Grounding Techniques
Use sensory awareness to anchor yourself in the present:
- The 5-4-3-2-1 technique: Notice 5 things you see, 4 you can touch, 3 you hear, 2 you smell, 1 you taste - Feel your feet on the ground; press them firmly into the earth - Hold ice, splash cold water on your face - Use a grounding object you keep with you
Breathwork
Your breath is the bridge between your conscious and unconscious nervous system. Simple practices shift your state:
- Box breathing: Inhale 4 counts, hold 4, exhale 4, hold 4. Repeat. - Extended exhale: Make your exhale longer than your inhale (e.g., inhale 4, exhale 6). This activates your parasympathetic (calming) nervous system. - Alternate nostril breathing: Inhale through one nostril, exhale through the other. This balances both sides of your nervous system.
Movement
Your body holds dysregulation. Moving it helps:
- Slow, conscious movement (tai chi, qigong, gentle yoga) - Dancing to music you love - Walking in nature - Shaking or tremoring to release stuck energy - Progressive muscle relaxation: Tense and release each muscle group
Creative Expression
Sometimes emotions need to move through a different channel:
- Journaling without censoring - Drawing or painting (no artistic skill needed) - Singing or humming - Writing letters you don't send - Creating collages
Connection
Dysregulation often happens in isolation. Connection helps:
- Calling or texting someone you trust - Sitting with a pet - Reaching out to community - Listening to a guided meditation with a soothing voice - Reading affirming quotes or poetry
Cognitive Tools
Sometimes your thoughts need help:
- Naming the emotion: "This is anger. This is grief." Naming activates your prefrontal cortex and calms the amygdala. - Reminding yourself: "I'm safe now. That was then. This is now." - Challenging catastrophic thoughts: "What evidence do I have? What else might be true?" - Affirmations that feel true to you
Self-Soothing
Activate your parasympathetic nervous system through comfort:
- Warm baths or showers - Soft blankets or textures - Soothing music or nature sounds - Aromatherapy (lavender, etc.) - Self-massage - Comfortable clothing
Building Your Personal Toolkit
The key is experimentation. What works varies by person and by situation. Your toolkit might include:
- 3-5 grounding techniques you can access anywhere - A breathing practice that feels natural - A movement practice you actually enjoy - A creative outlet that calls to you - 2-3 people you can reach out to
Practice these tools when you're calm so your nervous system learns them. Then, when you're dysregulated, your body already knows what to do.
The Long Game
Remember: regulation skills are tools, not solutions. They help you stay grounded enough to do the deeper healing work—processing trauma, addressing attachment wounds, making meaning.

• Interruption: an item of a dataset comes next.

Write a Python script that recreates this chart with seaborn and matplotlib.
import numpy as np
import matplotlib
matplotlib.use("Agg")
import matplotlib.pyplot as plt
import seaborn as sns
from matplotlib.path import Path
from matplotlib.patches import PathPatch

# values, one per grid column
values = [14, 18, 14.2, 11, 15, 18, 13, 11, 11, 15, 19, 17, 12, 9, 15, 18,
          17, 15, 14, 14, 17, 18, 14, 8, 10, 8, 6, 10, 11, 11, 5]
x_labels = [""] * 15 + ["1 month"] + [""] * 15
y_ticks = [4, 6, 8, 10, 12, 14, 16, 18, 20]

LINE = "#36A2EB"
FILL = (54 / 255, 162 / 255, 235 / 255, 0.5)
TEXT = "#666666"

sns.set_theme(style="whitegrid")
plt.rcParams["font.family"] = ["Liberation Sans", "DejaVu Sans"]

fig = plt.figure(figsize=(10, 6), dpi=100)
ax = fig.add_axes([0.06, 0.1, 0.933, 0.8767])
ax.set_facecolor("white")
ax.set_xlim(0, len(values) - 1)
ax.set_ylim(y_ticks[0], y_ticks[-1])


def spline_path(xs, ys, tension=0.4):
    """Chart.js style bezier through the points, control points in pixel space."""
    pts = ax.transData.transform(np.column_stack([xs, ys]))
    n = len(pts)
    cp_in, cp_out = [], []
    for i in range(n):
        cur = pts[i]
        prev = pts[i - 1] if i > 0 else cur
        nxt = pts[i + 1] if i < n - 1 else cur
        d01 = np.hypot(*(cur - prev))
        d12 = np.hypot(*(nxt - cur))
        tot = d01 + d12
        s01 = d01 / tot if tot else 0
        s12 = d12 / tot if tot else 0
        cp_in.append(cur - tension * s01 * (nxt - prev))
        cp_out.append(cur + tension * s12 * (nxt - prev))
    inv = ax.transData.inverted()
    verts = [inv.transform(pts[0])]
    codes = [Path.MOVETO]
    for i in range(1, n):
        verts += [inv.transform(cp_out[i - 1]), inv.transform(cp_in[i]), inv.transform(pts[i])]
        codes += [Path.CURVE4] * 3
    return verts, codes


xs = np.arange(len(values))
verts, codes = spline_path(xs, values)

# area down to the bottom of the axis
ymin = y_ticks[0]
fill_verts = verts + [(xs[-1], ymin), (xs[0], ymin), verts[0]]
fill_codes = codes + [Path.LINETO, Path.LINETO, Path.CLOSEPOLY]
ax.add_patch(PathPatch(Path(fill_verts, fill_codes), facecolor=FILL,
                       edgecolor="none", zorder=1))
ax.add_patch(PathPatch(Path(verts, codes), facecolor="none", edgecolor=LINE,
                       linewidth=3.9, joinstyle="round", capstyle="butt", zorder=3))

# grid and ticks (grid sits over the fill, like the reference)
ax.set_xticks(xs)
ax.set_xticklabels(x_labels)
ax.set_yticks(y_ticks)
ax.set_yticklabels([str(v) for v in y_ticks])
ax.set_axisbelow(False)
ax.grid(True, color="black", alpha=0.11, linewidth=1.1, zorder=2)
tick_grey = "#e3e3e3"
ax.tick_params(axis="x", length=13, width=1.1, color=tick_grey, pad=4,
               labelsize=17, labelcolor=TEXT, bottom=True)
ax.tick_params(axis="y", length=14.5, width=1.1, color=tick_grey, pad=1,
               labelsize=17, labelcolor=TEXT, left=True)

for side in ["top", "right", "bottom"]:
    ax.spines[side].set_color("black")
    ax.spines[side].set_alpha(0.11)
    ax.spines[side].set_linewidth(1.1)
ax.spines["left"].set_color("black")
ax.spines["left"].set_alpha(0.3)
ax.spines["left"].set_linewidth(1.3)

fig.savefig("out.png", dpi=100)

As you practice regulation consistently, your baseline shifts. You recover more quickly from dysregulation. You can tolerate more emotion. You develop genuine resilience—not the brittle kind that pretends to be fine, but the flexible kind that can feel everything while staying grounded.
Emotional resilience is built one practice, one conscious choice, one moment of choosing response over reaction. Over time, you rebuild trust in yourself—trust that you can feel what you feel and still be okay.